[Start Records for processing]

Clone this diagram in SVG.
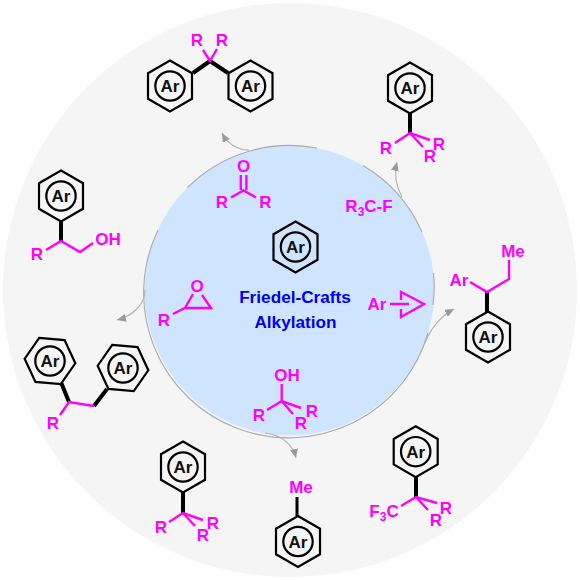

[End Records for processing]
[Start Records for processing]

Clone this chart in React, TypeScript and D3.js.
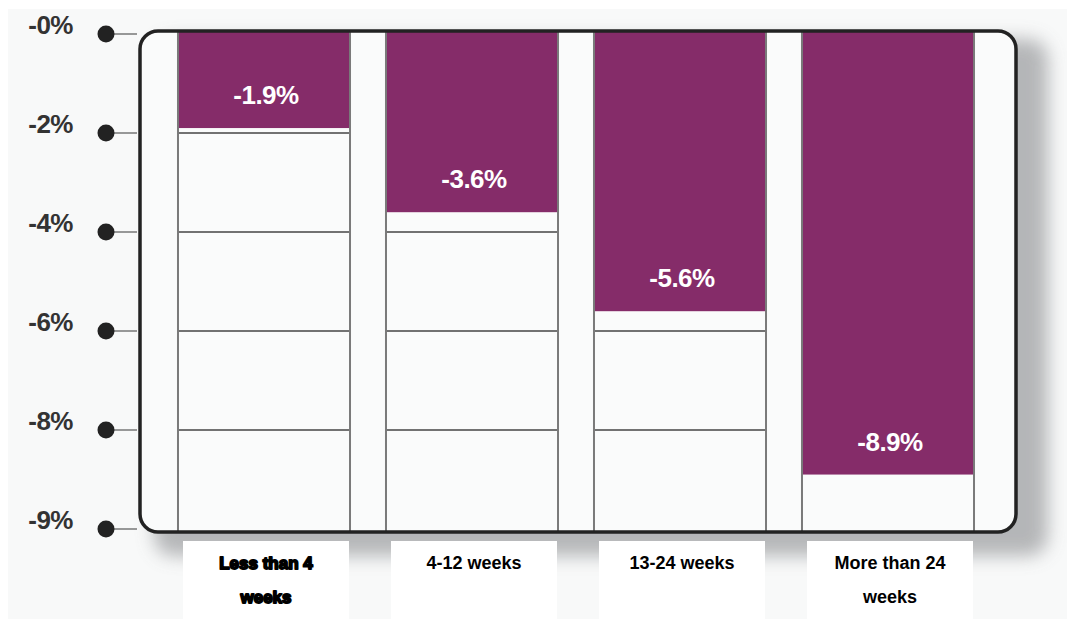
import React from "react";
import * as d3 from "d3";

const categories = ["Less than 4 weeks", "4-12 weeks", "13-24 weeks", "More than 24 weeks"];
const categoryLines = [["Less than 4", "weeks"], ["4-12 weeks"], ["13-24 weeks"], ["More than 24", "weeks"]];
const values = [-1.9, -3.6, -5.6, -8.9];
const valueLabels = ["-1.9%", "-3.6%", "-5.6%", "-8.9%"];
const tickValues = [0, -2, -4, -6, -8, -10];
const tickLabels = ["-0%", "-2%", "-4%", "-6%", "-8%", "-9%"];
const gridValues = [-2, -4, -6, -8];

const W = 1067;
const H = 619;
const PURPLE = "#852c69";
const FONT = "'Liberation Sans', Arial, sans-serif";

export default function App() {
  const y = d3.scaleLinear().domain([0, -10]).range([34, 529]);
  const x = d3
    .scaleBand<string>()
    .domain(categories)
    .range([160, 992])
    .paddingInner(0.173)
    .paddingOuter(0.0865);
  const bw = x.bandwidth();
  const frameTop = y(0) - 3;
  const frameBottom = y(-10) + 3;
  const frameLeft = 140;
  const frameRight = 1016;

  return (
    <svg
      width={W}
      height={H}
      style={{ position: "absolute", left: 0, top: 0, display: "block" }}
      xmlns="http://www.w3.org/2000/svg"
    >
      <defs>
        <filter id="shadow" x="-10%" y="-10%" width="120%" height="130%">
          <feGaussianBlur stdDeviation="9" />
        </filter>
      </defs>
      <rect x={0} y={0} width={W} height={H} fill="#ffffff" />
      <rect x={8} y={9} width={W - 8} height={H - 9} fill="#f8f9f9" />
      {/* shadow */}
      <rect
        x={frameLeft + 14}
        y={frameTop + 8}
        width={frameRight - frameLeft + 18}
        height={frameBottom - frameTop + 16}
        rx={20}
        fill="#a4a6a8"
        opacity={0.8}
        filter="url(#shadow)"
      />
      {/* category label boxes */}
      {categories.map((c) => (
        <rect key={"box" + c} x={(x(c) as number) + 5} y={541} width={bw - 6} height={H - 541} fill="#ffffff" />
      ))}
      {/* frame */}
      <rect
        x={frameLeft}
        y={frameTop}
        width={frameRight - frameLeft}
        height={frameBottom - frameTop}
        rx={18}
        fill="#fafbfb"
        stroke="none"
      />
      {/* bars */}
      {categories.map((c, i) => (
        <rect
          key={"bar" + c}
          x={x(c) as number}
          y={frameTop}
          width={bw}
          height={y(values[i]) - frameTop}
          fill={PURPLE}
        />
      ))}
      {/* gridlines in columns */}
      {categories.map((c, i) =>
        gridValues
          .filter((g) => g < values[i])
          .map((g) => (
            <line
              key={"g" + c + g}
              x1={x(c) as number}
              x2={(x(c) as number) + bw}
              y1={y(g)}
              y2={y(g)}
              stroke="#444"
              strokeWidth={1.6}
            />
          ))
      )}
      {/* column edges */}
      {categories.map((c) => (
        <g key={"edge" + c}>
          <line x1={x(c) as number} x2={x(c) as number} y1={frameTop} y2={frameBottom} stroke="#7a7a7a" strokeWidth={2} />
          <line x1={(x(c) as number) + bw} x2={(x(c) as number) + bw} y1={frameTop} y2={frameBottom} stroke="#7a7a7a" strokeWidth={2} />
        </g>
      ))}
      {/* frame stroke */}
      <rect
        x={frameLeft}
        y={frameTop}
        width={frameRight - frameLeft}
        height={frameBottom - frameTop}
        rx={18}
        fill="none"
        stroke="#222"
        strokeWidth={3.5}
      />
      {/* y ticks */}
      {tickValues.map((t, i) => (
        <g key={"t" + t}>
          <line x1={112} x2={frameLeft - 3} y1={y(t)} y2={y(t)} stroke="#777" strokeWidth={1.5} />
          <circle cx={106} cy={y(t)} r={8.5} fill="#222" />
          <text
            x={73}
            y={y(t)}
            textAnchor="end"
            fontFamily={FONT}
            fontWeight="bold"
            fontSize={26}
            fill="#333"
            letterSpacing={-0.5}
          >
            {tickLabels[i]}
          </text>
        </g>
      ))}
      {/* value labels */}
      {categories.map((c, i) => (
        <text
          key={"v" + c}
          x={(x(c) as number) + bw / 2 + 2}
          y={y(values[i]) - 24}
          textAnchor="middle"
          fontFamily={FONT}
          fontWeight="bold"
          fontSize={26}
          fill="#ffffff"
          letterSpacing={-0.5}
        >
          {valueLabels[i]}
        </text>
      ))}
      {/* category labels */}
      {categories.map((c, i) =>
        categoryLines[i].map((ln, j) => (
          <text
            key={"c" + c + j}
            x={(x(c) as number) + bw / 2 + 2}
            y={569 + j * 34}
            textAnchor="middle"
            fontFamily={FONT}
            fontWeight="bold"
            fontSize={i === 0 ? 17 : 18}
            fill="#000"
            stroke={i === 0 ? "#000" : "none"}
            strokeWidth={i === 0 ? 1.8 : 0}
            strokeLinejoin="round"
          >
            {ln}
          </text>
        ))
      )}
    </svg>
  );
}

[End Records for processing]

# [Stated exercise]
Begin with the line that contains "Clone this chart", end with the line that contains "const frameRight = 1016;", and set down every line in that range exactly as it stands, minus the pictures.

# [Written solution]
Clone this chart in React, TypeScript and D3.js.
import React from "react";
import * as d3 from "d3";

const categories = ["Less than 4 weeks", "4-12 weeks", "13-24 weeks", "More than 24 weeks"];
const categoryLines = [["Less than 4", "weeks"], ["4-12 weeks"], ["13-24 weeks"], ["More than 24", "weeks"]];
const values = [-1.9, -3.6, -5.6, -8.9];
const valueLabels = ["-1.9%", "-3.6%", "-5.6%", "-8.9%"];
const tickValues = [0, -2, -4, -6, -8, -10];
const tickLabels = ["-0%", "-2%", "-4%", "-6%", "-8%", "-9%"];
const gridValues = [-2, -4, -6, -8];

const W = 1067;
const H = 619;
const PURPLE = "#852c69";
const FONT = "'Liberation Sans', Arial, sans-serif";

export default function App() {
  const y = d3.scaleLinear().domain([0, -10]).range([34, 529]);
  const x = d3
    .scaleBand<string>()
    .domain(categories)
    .range([160, 992])
    .paddingInner(0.173)
    .paddingOuter(0.0865);
  const bw = x.bandwidth();
  const frameTop = y(0) - 3;
  const frameBottom = y(-10) + 3;
  const frameLeft = 140;
  const frameRight = 1016;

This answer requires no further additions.